Film: Into the Abyss: A Tale of Death, A Tale of Life
Katrina Zaat is impressed by the preview screening of Werner Herzog’s latest offering.

In 2001, Michael Perry and James Burkett, both nineteen, entered a house in a small Texas town and murdered three people, in order to steal the victims’ car. In his latest documentary, seasoned gazer into the abyss Werner Herzog interviews Perry, who was on death row at the time and was executed during the making of the documentary, and Burkett, who is serving a life sentence and is married to a woman who volunteered to work on his appeal.
Perry and Berkett almost certainly did it, and that’s important. But nobody’s stories quite square. Neither man owns the murders, each blaming the other. Mysterious accomplices appear and disappear from their stories. DNA-smeared evidence “was planted there or something.” Herzog speaks with cops, witnesses, relatives of the victims, and the various functionaries who attend on the complex, bureaucratised ritual that is capital punishment in Texas – and almost all of them speak with a certain appalled somnolence, as if they were dissociating. There are a few moments when an interviewee, patiently drawn out, will suddenly become completely present and aware. This snap to attention always seems to coincide with an intuitive, instant and total revulsion against the taking of life.
The art of this film – and it is considerable – is finally to suggest that intentional killing, whether it's kids looking to jack a car, or a squad of five executioners with a gurney and a drip, or the lawmakers who make such an outcome possible, can only be carried out in this deranged, half-asleep, dissociative state. And tracking this collective madness to its source is never going to be a simple matter. Abyss gives the final word to a veteran executioner who presided over 120 killings before deciding he had had enough. He is the lucid, culpable sage of the piece – the man who woke up.

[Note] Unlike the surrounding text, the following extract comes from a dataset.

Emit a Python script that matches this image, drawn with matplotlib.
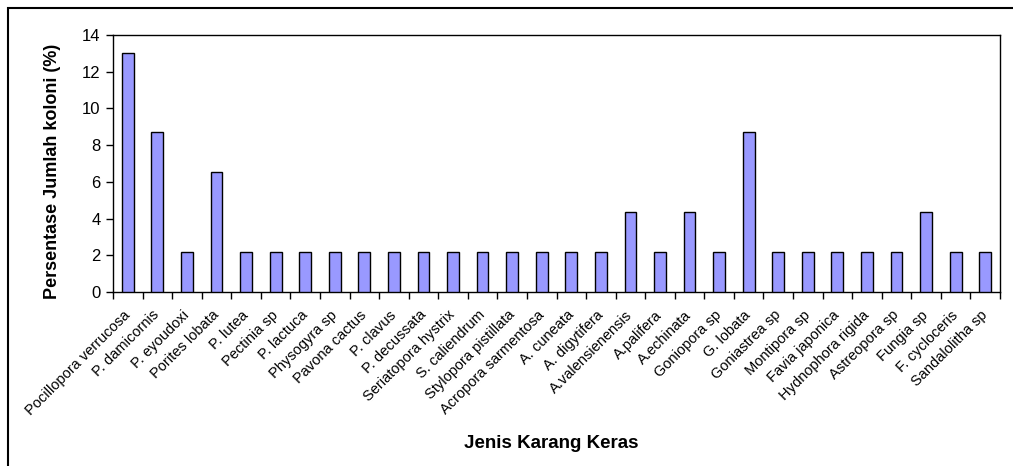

“America” (or call it “capitalism,” if you like – Herzog declines to name it) forms a discreet background to the unfolding story. Long tracking shots from car windows show McDonalds and Subway branches, enormous gas stations, billboards for charismatic churches. Real footage of the crime scene is used. For the record, I disagree with the decision to use this, but it is unarguably macabre and affecting. There is pitch-black irony in the fact that two of the three victims were killed for the swipe key to their gated community. And you can’t miss the easy familiarity with which many of the interviewees talk about firearms – as if they were cars, or brands of beer. Viewers of this film could distance themselves, if they wanted to, from the victims’ somewhat vulgar affluence (gabled McMansion; shiny Camaro), from the routine miseries of life outside the estate walls, from Texas’s famed culture of guns and Old Testament lawmaking.
But this would be to miss an opportunity to ask ourselves how we ought to live, and why it matters that we, and others, do. I’m not sure I quite buy the “glimmer of hope” that Herzog finds in the teeming tenacity of life, everywhere visible in the instinct to survive and reproduce. More compelling was the director’s answer, in a Q&A following the preview screening, when asked if making this film had changed his life. Emphatically not, he said – “but I would not like to have missed out on making it.” The same can be said for seeing it.